While looking at the new dent in my door, I watch the Chevy Bel Air getting away. I begin pursuit and speed through a school zone going slightly over 45 miles an hour. Several par­ents honk their horns at me to slow down but I’m losing sight of the perpetrator and push the accelerator to the floor. Some­thing catches my eye in my rear view mirror and I watch in hor­ror as the flashing red lights of the patrol car invite me to pull over.

“Where’s the fire?” asks the patrolman with a smile as he be­gins writing in his little yellow ticket book. I tell him about the okra lady, the runaway shopping cart and the new dent in my door. He removes his sunglasses and glares at me “Do you know how fast you were going? No?, well I do, because I’ve been fol­lowing you since you pulled out from the grocery store.”

Thirty minutes later, after the patrolman finished an im­promptu vehicle safety inspec­tion, I pull back out into traffic, down the street, around a cor­ner and into my office parking space. I briskly ran up several flights of stairs to the main hall­way. After several steps, I arrive at my office where a clean cut, young man dressed in mechan­ics overalls is standing in the doorway.

“Sorry mister, the men’s bath­room overflowed into your office. We are evacuating the sludge now and then will be taking out the carpet, so you won’t be able to enter for at least a couple of hours,” said the familiar face of the young man that I think I had seen earlier that day.

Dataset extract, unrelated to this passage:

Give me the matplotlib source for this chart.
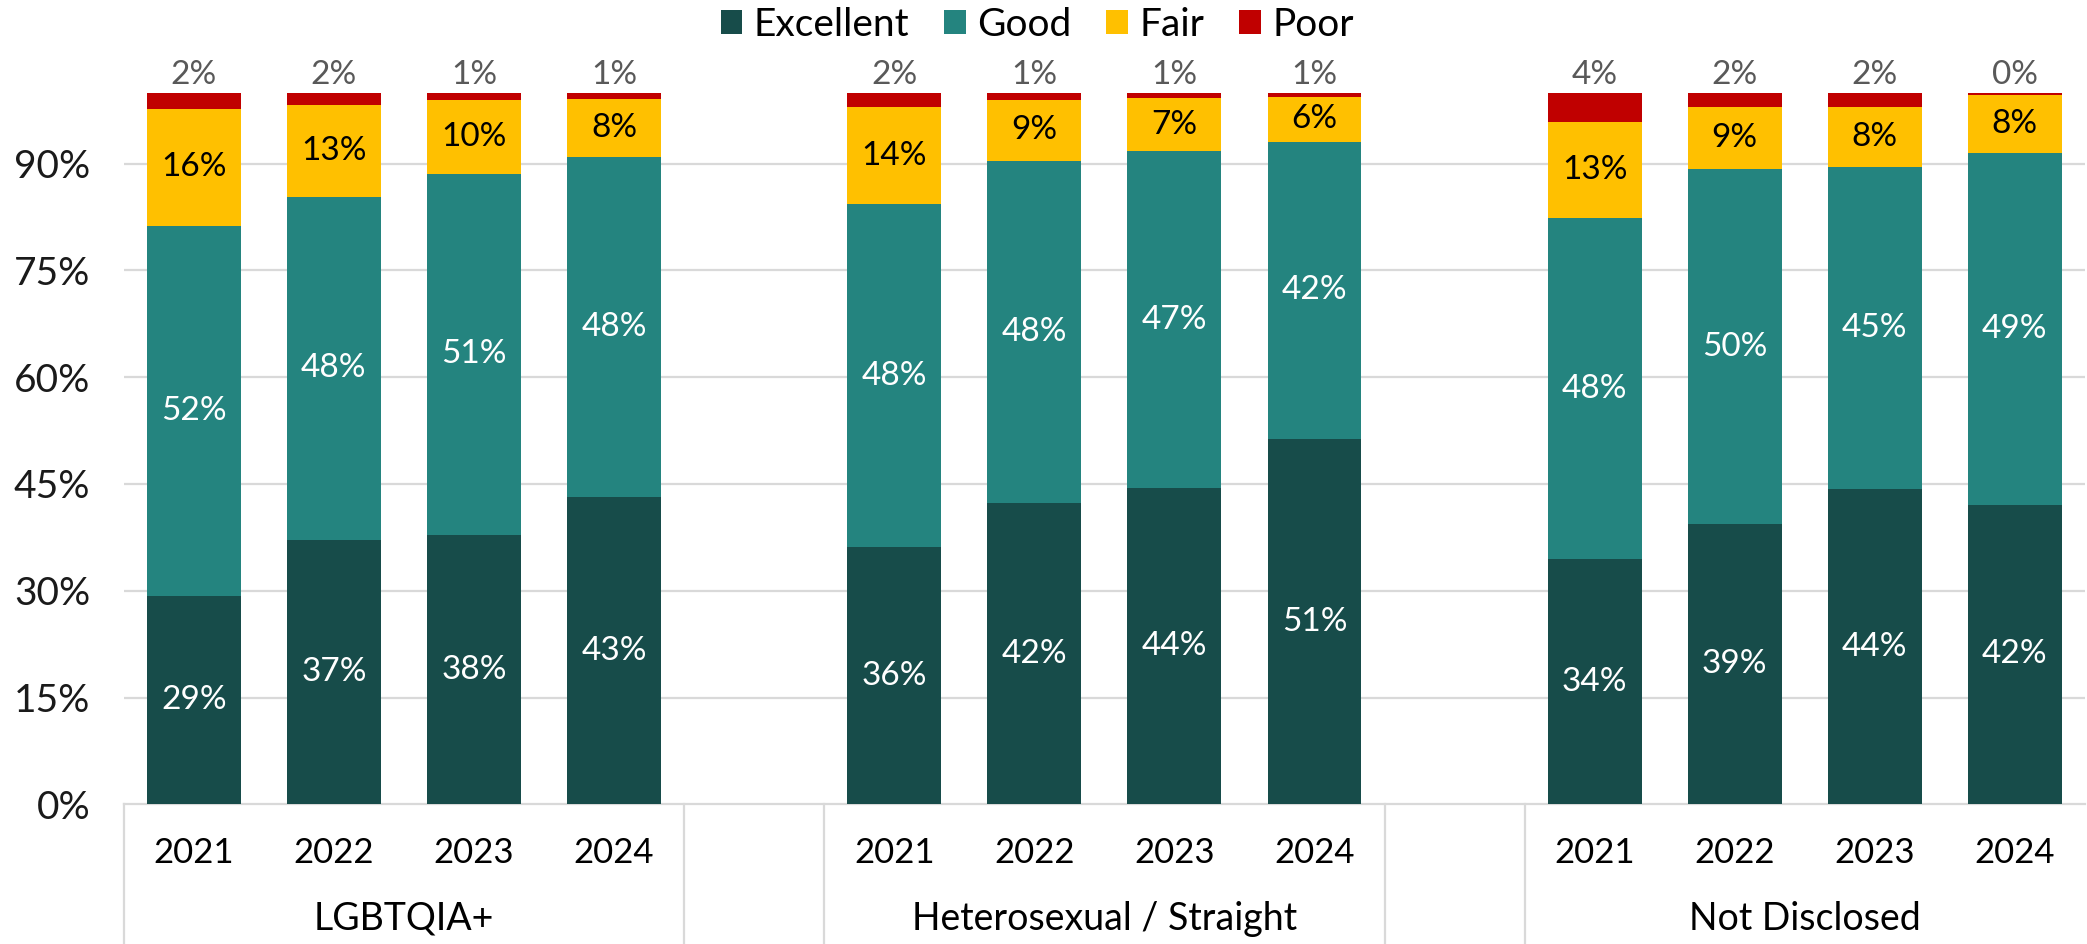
import matplotlib
matplotlib.use('Agg')
import matplotlib.pyplot as plt
from matplotlib.transforms import blended_transform_factory
from matplotlib.patches import Patch
from matplotlib.lines import Line2D

plt.rcParams['font.family'] = ['Lato', 'DejaVu Sans']

groups = ['LGBTQIA+', 'Heterosexual / Straight', 'Not Disclosed']
years = ['2021', '2022', '2023', '2024']
series_names = ['Excellent', 'Good', 'Fair', 'Poor']
excellent = [29.2, 37.2, 37.8, 43.2, 36.1, 42.3, 44.4, 51.3, 34.4, 39.4, 44.3, 42.1]
good = [52.1, 48.1, 50.8, 47.7, 48.2, 48.1, 47.4, 41.8, 48.0, 49.8, 45.2, 49.4]
fair = [16.4, 12.9, 10.4, 8.2, 13.7, 8.6, 7.4, 6.3, 13.4, 8.7, 8.4, 8.1]
poor = [2.3, 1.8, 1.0, 0.9, 2.0, 1.0, 0.8, 0.6, 4.2, 2.1, 2.1, 0.4]
yticks = [0, 15, 30, 45, 60, 75, 90]

colors = ['#174C4A', '#24847F', '#FFC000', '#C00000']
label_colors = ['white', 'white', 'black', '#595959']

W, H = 2087, 944
fig = plt.figure(figsize=(W / 100, H / 100), dpi=100)
ax = fig.add_axes([93 / 1568, 0.148, 1 - 93 / 1568 - 0.001, 0.902 - 0.148])

n_years = len(years)
slot = n_years + 1
xpos = [g * slot + i for g in range(len(groups)) for i in range(n_years)]

series = [excellent, good, fair, poor]
bottom = [0.0] * len(xpos)
fs = 24
for k, vals in enumerate(series):
    ax.bar(xpos, vals, width=0.67, bottom=bottom, color=colors[k], zorder=3,
           label=series_names[k])
    for x, b, v in zip(xpos, bottom, vals):
        if k < 3:
            ax.text(x, b + v / 2, f"{v:.0f}%", ha='center', va='center',
                    color=label_colors[k], fontsize=fs, zorder=4)
        else:
            ax.text(x, 102.4, f"{v:.0f}%", ha='center', va='center',
                    color=label_colors[k], fontsize=fs, zorder=4, clip_on=False)
    bottom = [b + v for b, v in zip(bottom, vals)]

ax.set_ylim(0, 100)
ax.set_xlim(-0.5, len(groups) * slot - 1.5)
ax.set_yticks(yticks)
ax.set_yticklabels([f"{t}%" for t in yticks], fontsize=28, color='#1a1a1a')
ax.tick_params(axis='y', length=0, pad=24)
ax.set_xticks([])
for t in yticks[1:]:
    ax.axhline(t, color='#D9D9D9', lw=1.6, zorder=1)
for s in ['top', 'right', 'left']:
    ax.spines[s].set_visible(False)
ax.spines['bottom'].set_color('#D9D9D9')
ax.spines['bottom'].set_linewidth(1.6)

tr = blended_transform_factory(ax.transData, fig.transFigure)
ax_bottom = 0.148
for x, yl in zip(xpos, years * len(groups)):
    ax.text(x, 0.096, yl, transform=tr, ha='center', va='center',
            fontsize=25, color='black')
for g, name in enumerate(groups):
    ax.text(g * slot + (n_years - 1) / 2, 0.027, name, transform=tr,
            ha='center', va='center', fontsize=27, color='black')

sep = [-0.5]
for g in range(len(groups) - 1):
    sep += [g * slot + n_years - 0.5, g * slot + n_years + 0.5]
for x in sep:
    fig.add_artist(Line2D([x, x], [0, ax_bottom], transform=tr,
                          color='#D9D9D9', lw=1.6))

handles = [Patch(facecolor=c, label=n) for c, n in zip(colors, series_names)]
fig.legend(handles=handles, loc='center', bbox_to_anchor=(0.497, 0.974),
           ncol=4, frameon=False, fontsize=28, handlelength=0.55,
           handleheight=0.55, handletextpad=0.3, columnspacing=0.9,
           borderaxespad=0, borderpad=0)

fig.savefig('out.png', dpi=100)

I didn’t even bother to ask if he would do me a favor and let me in. Sitting down in the hall­way, I opened my briefcase, took out my work for that day and began working on the chapter I would be teaching on Sunday. “Love suffers long and is kind; love does not envy; love does not parade itself, is not puffed up; does not behave rudely, does not seek its own, is not provoked, thinks no evil; does not rejoice in iniquity, but rejoices in the truth; bears all things, believes all things, hopes all things, en­dures all things.” 1 Corinthians 13.